# On the Mat- Topic 6: Now Online



## True2Kenpo (Jul 23, 2004)

Fellow Kenpoists,

Greetings!  I really hope everyone enjoyed the last OTM.  We truly appreciate your kind words and hope that if you have any further comments or suggestions, you will let us know.

This week the UPK would like to present a clip highlighting the topic of Category Completion.  Please keep in mind this is only a small demonstration of the topic and there is so much more to explore...

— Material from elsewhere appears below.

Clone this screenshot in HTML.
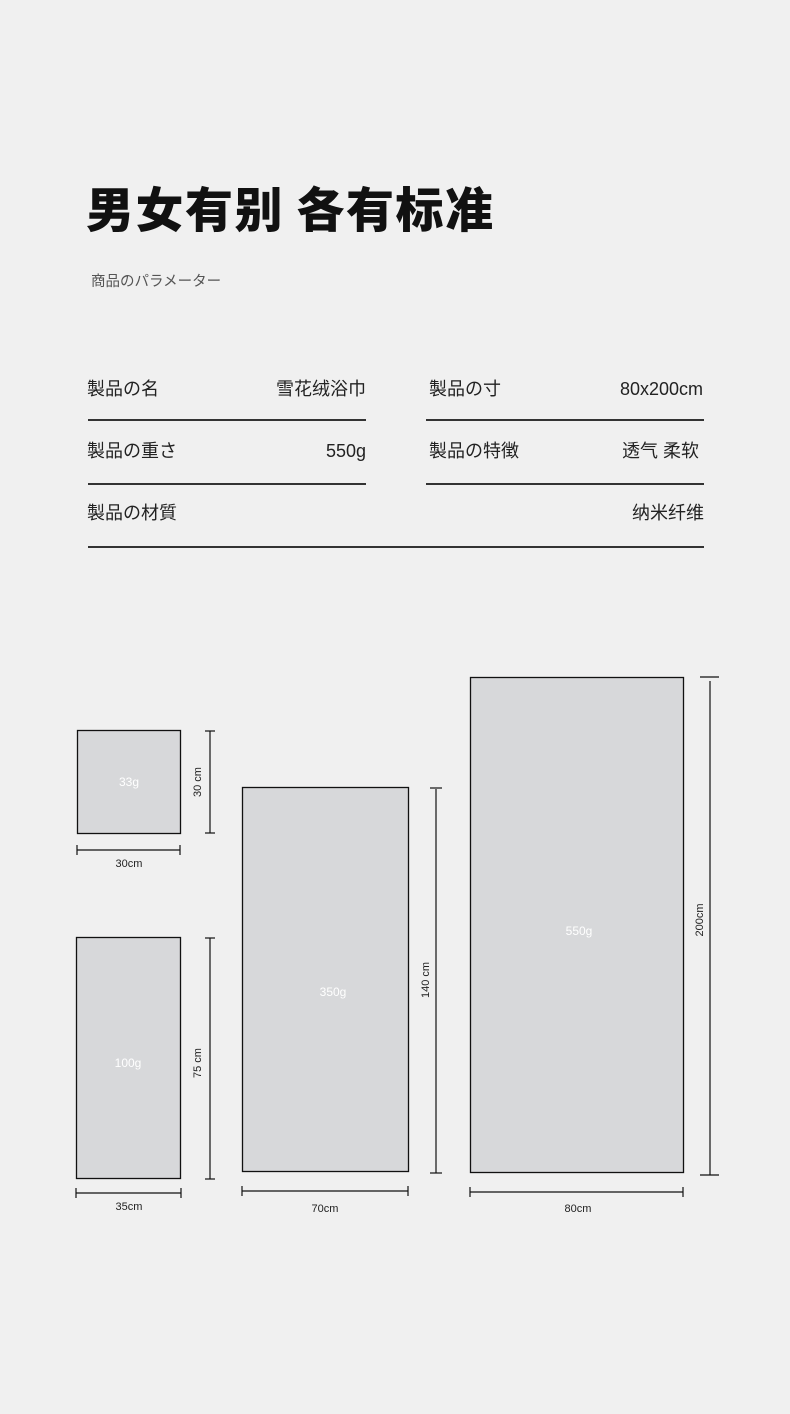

With that said, I hope you enjoy this week's On the Mat!

On the Mat Homepage-
http://www.unitedparkerskenpo.com/Onthemat.html

Direct Clip Link-
http://www.unitedparkerskenpo.com/files/Session_0006_Category_Completion.wmv

Respectfully,
Joshua Ryer
UPK Pittsburgh

PARKER/ PLANAS LINEAGE
http://www.parkerplanaslineage.com

KENPO COUNTERPOINT
http://www.kenpocounterpoint.com


----------



## mj-hi-yah (Jul 23, 2004)

Thanks Joshua! Great stuff...interesting how you do your frictional pull! I'll have to try that...


LOL :lol: I just took a peek at last week's too, and Bruce Wayne's come a long way baby!!! 


MJ :asian:


----------



## Chronuss (Jul 30, 2004)

as always, great to see UPK doing well Mr. Ryer.


----------